The Art of Creating a Quality RFP (PSM Advantage, 2014) serves as a valid reminder that if we don’t approach every task we undertake as valuable, we deprive ourselves of the opportunity to do our best work before we have even begun. This book, written by career practitioners and consultants George Borden and Steve Jeffery, captures the ups and downs of decades in procurement. By focusing almost exclusively on the Request for Proposal (RFP) they are able to achieve clarity of purpose and message and cover a lot of ground in a compact book.

The strategic sourcing process is desperately in need of a spark of something new. We’ve been following the same processes for so long, we’ve stopped thinking about them. And by allowing the process to become rote, we reduce the likelihood that the process will be dynamic or flexible.

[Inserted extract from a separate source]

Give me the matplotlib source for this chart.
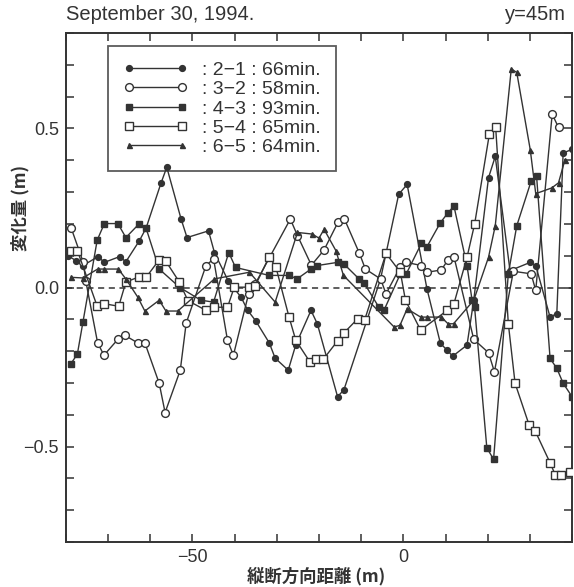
import matplotlib
matplotlib.use("Agg")
import matplotlib.pyplot as plt
from matplotlib.ticker import FixedLocator, FixedFormatter

plt.rcParams['font.family'] = ['Liberation Sans', 'Noto Sans CJK JP', 'DejaVu Sans']

# ---- data ----
labels = [": 2\u22121 : 66min.", ": 3\u22122 : 58min.", ": 4\u22123 : 93min.",
          ": 5\u22124 : 65min.", ": 6\u22125 : 64min."]

x21 = [-79.5, -77.6, -76.0, -72.4, -70.9, -67.3, -65.8, -62.6, -61.0, -57.5, -56.1,
       -52.7, -51.3, -46.2, -44.8, -41.5, -38.5, -36.9, -35.0, -31.8, -30.4, -27.3,
       -25.5, -21.9, -20.4, -15.6, -14.1, -5.4, -1.1, 0.9, 5.6, 8.8, 10.4, 11.7,
       15.1, 16.7, 20.2, 21.8, 25.3, 30.1, 31.4, 34.8, 36.4, 37.9, 40.0]
y21 = [0.10, 0.084, 0.069, 0.097, 0.079, 0.097, 0.081, 0.147, 0.187, 0.327, 0.378,
       0.215, 0.157, 0.178, 0.110, 0.020, -0.030, -0.072, -0.105, -0.174, -0.222, -0.260,
       -0.180, -0.072, -0.114, -0.343, -0.322, 0.027, 0.293, 0.324, -0.004, -0.176, -0.197, -0.216,
       -0.181, -0.040, 0.345, 0.412, 0.053, 0.079, 0.069, -0.093, -0.082, 0.423, 0.434]

x32 = [-78.8, -75.9, -75.3, -72.5, -71.0, -67.7, -66.1, -63.0, -61.3, -57.9, -56.5,
       -52.9, -51.5, -46.8, -45.0, -41.7, -40.3, -36.7, -35.1, -26.8, -25.1, -21.8,
       -18.8, -15.5, -14.0, -10.4, -9.0, -5.4, -4.1, -0.7, 0.7, 4.3, 5.6, 9.0, 10.6,
       12.0, 16.7, 20.2, 21.6, 26.1, 30.3, 31.4, 35.3, 36.8]
y32 = [0.188, 0.079, 0.020, -0.174, -0.213, -0.163, -0.150, -0.174, -0.174, -0.301, -0.393,
       -0.260, -0.112, 0.069, 0.090, -0.166, -0.213, -0.020, 0.012, 0.215, 0.163, 0.070,
       0.118, 0.205, 0.216, 0.107, 0.058, 0.027, -0.020, 0.066, 0.079, 0.069, 0.048, 0.055, 0.087,
       0.097, -0.163, -0.205, -0.265, 0.051, 0.043, -0.009, 0.545, 0.503]

x43 = [-78.8, -77.3, -76.0, -72.6, -70.9, -67.7, -65.8, -62.6, -61.0, -57.9, -53.0,
       -48.0, -45.0, -41.4, -39.8, -31.8, -27.1, -25.2, -21.9, -20.4, -15.6, -14.1,
       -10.5, -9.3, -5.8, -4.6, -0.7, 0.7, 4.3, 5.6, 8.8, 10.6, 12.0, 15.1, 16.3, 16.9,
       19.8, 21.4, 24.9, 26.9, 30.3, 31.6, 34.8, 36.4, 37.9, 40.0]
y43 = [-0.239, -0.209, -0.110, 0.149, 0.201, 0.201, 0.157, 0.201, 0.186, 0.058, 0.000,
       -0.040, -0.046, 0.110, 0.063, 0.038, 0.038, 0.027, 0.058, 0.069, 0.079, 0.074,
       0.027, 0.014, -0.062, -0.072, 0.043, 0.043, 0.139, 0.128, 0.204, 0.235, 0.256, 0.069, -0.040, -0.062,
       -0.504, -0.540, 0.043, 0.194, 0.334, 0.350, -0.223, -0.254, -0.301, -0.343]

x54 = [-78.8, -77.3, -72.6, -70.9, -67.5, -65.8, -62.6, -61.0, -57.9, -56.3, -53.1,
       -51.1, -46.8, -45.0, -41.7, -40.1, -36.7, -35.1, -31.8, -30.2, -27.1, -25.5,
       -22.2, -20.8, -19.0, -15.6, -14.1, -10.8, -9.2, -4.1, -0.7, 0.5, 4.1, 10.4,
       12.0, 15.1, 16.9, 20.4, 21.9, 24.9, 26.5, 29.8, 31.3, 34.8, 36.0, 37.5, 39.5]
y54 = [0.116, 0.116, -0.059, -0.051, -0.059, 0.017, 0.034, 0.032, 0.087, 0.082, 0.017,
       -0.041, -0.072, -0.062, -0.062, 0.001, 0.001, 0.006, 0.097, 0.063, -0.093, -0.166,
       -0.233, -0.226, -0.226, -0.168, -0.143, -0.098, -0.103, 0.107, 0.048, -0.040, -0.134, -0.072,
       -0.051, 0.095, 0.199, 0.482, 0.503, -0.114, -0.301, -0.431, -0.452, -0.551, -0.588, -0.588, -0.580]

x65 = [-78.8, -76.0, -72.5, -70.9, -67.6, -65.8, -63.0, -61.3, -57.9, -56.3, -53.5,
       -44.8, -36.5, -30.4, -25.1, -21.6, -20.0, -18.8, -16.0, -14.2, -2.2, -0.8, 0.9,
       4.1, 5.6, 9.0, 10.6, 11.9, 16.7, 20.2, 21.8, 25.6, 26.9, 30.1, 31.4, 35.2, 36.8, 38.3]
y65 = [0.032, 0.030, 0.058, 0.058, 0.058, 0.027, -0.030, -0.074, -0.040, -0.074, -0.074,
       0.027, 0.048, -0.046, 0.173, 0.168, 0.155, 0.183, 0.116, 0.038, -0.124, -0.119, -0.067,
       -0.093, -0.093, -0.093, -0.114, -0.114, -0.040, 0.095, 0.194, 0.687, 0.676, 0.433, 0.295, 0.313, 0.329, 0.400]

xlim = (-80, 40)
ylim = (-0.8, 0.8)
xticks = list(range(-80, 41, 10))
yticks = [round(-0.8 + 0.1 * i, 1) for i in range(17)]
xlabel_map = {-50: "\u221250", 0: "0"}
ylabel_map = {-0.5: "\u22120.5", 0.0: "0.0", 0.5: "0.5"}

# ---- figure ----
W, H = 574, 587
fig = plt.figure(figsize=(W / 100, H / 100), dpi=100)
L, R, T, B = 66, 572, 33, 542
ax = fig.add_axes([L / W, 1 - B / H, (R - L) / W, (B - T) / H])

col = '#333333'
styles = [
    dict(marker='o', ms=4.2, mfc=col, mec=col),
    dict(marker='o', ms=5.6, mfc='white', mec=col, mew=1.0),
    dict(marker='s', ms=4.6, mfc=col, mec=col),
    dict(marker='s', ms=5.6, mfc='white', mec=col, mew=1.0),
    dict(marker='^', ms=3.6, mfc=col, mec=col),
]
series = [(x21, y21), (x32, y32), (x43, y43), (x54, y54), (x65, y65)]

ax.axhline(0, color=col, lw=1.1, ls=(0, (4, 3)), zorder=1)
handles = []
for (xs, ys), st, lab in zip(series, styles, labels):
    ln, = ax.plot(xs, ys, color=col, lw=1.0, zorder=3, label=lab, **st)
    handles.append(ln)

ax.set_xlim(*xlim)
ax.set_ylim(*ylim)
ax.xaxis.set_major_locator(FixedLocator(xticks))
ax.xaxis.set_major_formatter(FixedFormatter([xlabel_map.get(t, "") for t in xticks]))
ax.yaxis.set_major_locator(FixedLocator(yticks))
ax.yaxis.set_major_formatter(FixedFormatter([ylabel_map.get(t, "") for t in yticks]))
ax.tick_params(direction='in', length=6, width=1.1, colors=col, labelsize=13,
               top=True, right=True, pad=5)
for s in ax.spines.values():
    s.set_linewidth(1.4)
    s.set_color(col)

leg = ax.legend(handles=handles, loc='upper left',
                bbox_to_anchor=((108 - L) / (R - L), (B - 46) / (B - T)),
                numpoints=2, handlelength=3.3, handletextpad=0.75, borderpad=0.78,
                labelspacing=0.09, fontsize=14, frameon=True, fancybox=False,
                edgecolor=col, borderaxespad=0)
leg.get_frame().set_linewidth(1.3)
leg.set_zorder(2)
for t in leg.get_texts():
    t.set_color(col)

fig.text(L / W, 1 - 15 / H, "September 30, 1994.", ha='left', va='center',
         fontsize=14.5, color=col)
fig.text(566 / W, 1 - 15 / H, "y=45m", ha='right', va='center', fontsize=14.5, color=col)
fig.text(316 / W, 1 - 576 / H, "縦断方向距離 (m)", ha='center', va='center', fontsize=12.5,
         color=col, family=['Noto Sans CJK JP', 'DejaVu Sans'], weight='bold')
fig.text(20 / W, 1 - 208 / H, "変化量 (m)", ha='center', va='center', fontsize=12.5,
         color=col, rotation=90, family=['Noto Sans CJK JP', 'DejaVu Sans'], weight='bold')

fig.savefig("out.png", dpi=100)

The thing about art – and this does apply to writing better RFP’s, trust me – is that there needs to be a little bit of mystery, skill, expression, and imagination. Procurement needs to enter a project, engage stakeholders in the right way, and then take the time they need to convert collected knowledge into a document capable of facilitating the business’ objectives. While procurement often faces resistance from stakeholders who do not want to commit time and effort, the final RFP should make perfectly clear ‘what we were doing all that time.’ Procurement should be willing to insist upon having the time we need to do the job right, confident that the finished product will be worth the wait.

And speaking of time, I could not agree more with the authors’ assertion that sometimes the best RFP is the result of an RFI. They can be amazing little events, when run right, and not only improve but potentially speed up the RFPs that follow them.

This book is solution agnostic. In fact, it does not assume that an eSourcing solution is in place. It includes worthwhile templates and sample communication that will save time and improve the quality of RFPs. There are no applicability limitations in terms of industry or spend category, and the authors’ advice about managing suppliers, stakeholders, and executives will scale from the most modestly sized organization to the largest.

The Art of Creating a Quality RFP is a worthwhile read for practitioners looking to improve internal processes and results, consultants charged with leading transformation efforts at clients, and suppliers who use the RFPs they receive as a way of identifying customers of choice.